The nomadic alternative: interview with Isabel Marant

 Nomade dichiarata, come certi tratti bohémien delle sue collezioni rimarcano, la passione di Isabel Marant per il viaggio nasce in famiglia. «Sono cresciuta in una casa stracolma dei cimeli che mio padre, viaggiatore indefesso, recuperava in tutto il mondo. Da bambina li guardavo con occhi sognanti, pregustando il giorno in cui avrei potuto visitare anch’io tutti quei paesi lontani», ricorda la cinquantaduenne stilista. La donna che immagina di vestire, del resto, è lei pure una gran viaggiatrice. «Le attribuisco questo e numerosi altri tratti della mia persona. Per certi versi, sono la musa di me stessa. Proprio come me, questa donna cosmopolita cerca nella moda uno strumento con cui impreziosire il suo stile, senza mai perdere di vista il proprio carattere né la propria spontaneità. Non è un caso che i miei abiti siano concepiti per essere combinabili con altri già presenti nel guardaroba. Me la figuro inoltre forte, autonoma, indipendente, e pure dolce, femminile, innamorata delle proprie imperfezioni e della propria unicità. Un’allure che alcune donne hanno e altre no, e che poco o nulla ha a che fare con l’età: Agnès Varda la incarnava anche a novant’anni alla perfezione», spiega la designer, che figura tra gli sponsor della rimasterizzazione di uno dei capolavori della regista pioniera della Nouvelle Vague scomparsa alla fine di marzo: “L’une chante, l’autre pas” del 1977. «Con questo e altri suoi film, Varda è riuscita a essere una grande ambasciatrice della causa dell’emancipazione femminile senza mai scadere nel femminismo militante né tradire la sua natura gentile».

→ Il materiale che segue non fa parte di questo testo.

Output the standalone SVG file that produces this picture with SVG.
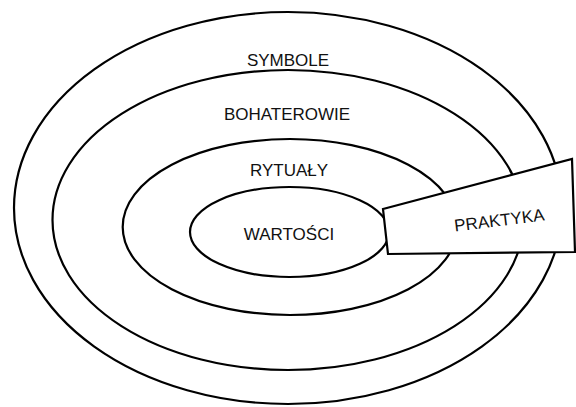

La moda “nomade” di Marant esprime nello stesso tempo anche tutta la sua passione per l’artigiananalità. «Quando creo un abito, una delle mie preoccupazioni è riuscire a rielaborare in chiave contemporanea antichi saperi manuali in via di “estinzione”, cercando di dare un piccolo contributo alla loro sopravvivenza». Una forma di attivismo che la stilista parigina ama definire “Ecology of Clothing” e che scaturisce dalla sua meraviglia davanti all’inesauribile abilità dell’uomo di creare bellezza, anche con pochi mezzi a disposizione. «È un impegno che ho maturato nel corso dei miei viaggi, durante i quali ho avuto modo di avvicinarmi a numerose culture e tecniche artigianali, e studiarle da vicino».Se in Francia le arti manuali tendono ormai a essere considerate figlie di un dio minore, e a scomparire, «in Italia invece vengono ancora oggi vissute come vere e proprie forme d’arte da tutelare, cui consacrarsi con passione, con i risultati eccellenti che sono sotto gli occhi di tutti», dice la stilista, che il 15 giugno sarà a Milano per celebrare ufficialmente lo sbarco nel nostro paese del suo marchio, fondato a Parigi nel 1994. «La recente apertura delle boutique Isabel Marant di Roma (via del Babuino) e Milano (via Santo Spirito) è per me il miglior modo di festeggiare il primo quarto di secolo della mia griffe. Non sarei arrivata dove sono senza il sostegno dell’Italia che, insieme al Giappone, è stato il primo paese ad avere creduto in me, fin dai tempi di Twen, la linea di maglia e di jersey con cui ho cominciato. È l’ennesima riprova di come gli italiani, forti della loro cultura in materia di moda, si confermino da sempre pronti a scommettere su brand ancora alle prime armi».

I festeggiamenti del venticinquennale della maison proseguiranno poi a Parigi, nel Marais, con l’apertura a luglio della prima boutique Isabel Marant dedicata alla linea maschile. «La ricerca di un’allure individuale, senza strafare, è un imperativo forse ancora più importante per l’uomo che per la donna: quando diventa fashion victim, l’uomo perde ai miei occhi gran parte della sua sensualità». Qual è allora la sua sfida? «Creare dei total look maschili, che non intacchino quel lato nonchalant così sexy negli uomini».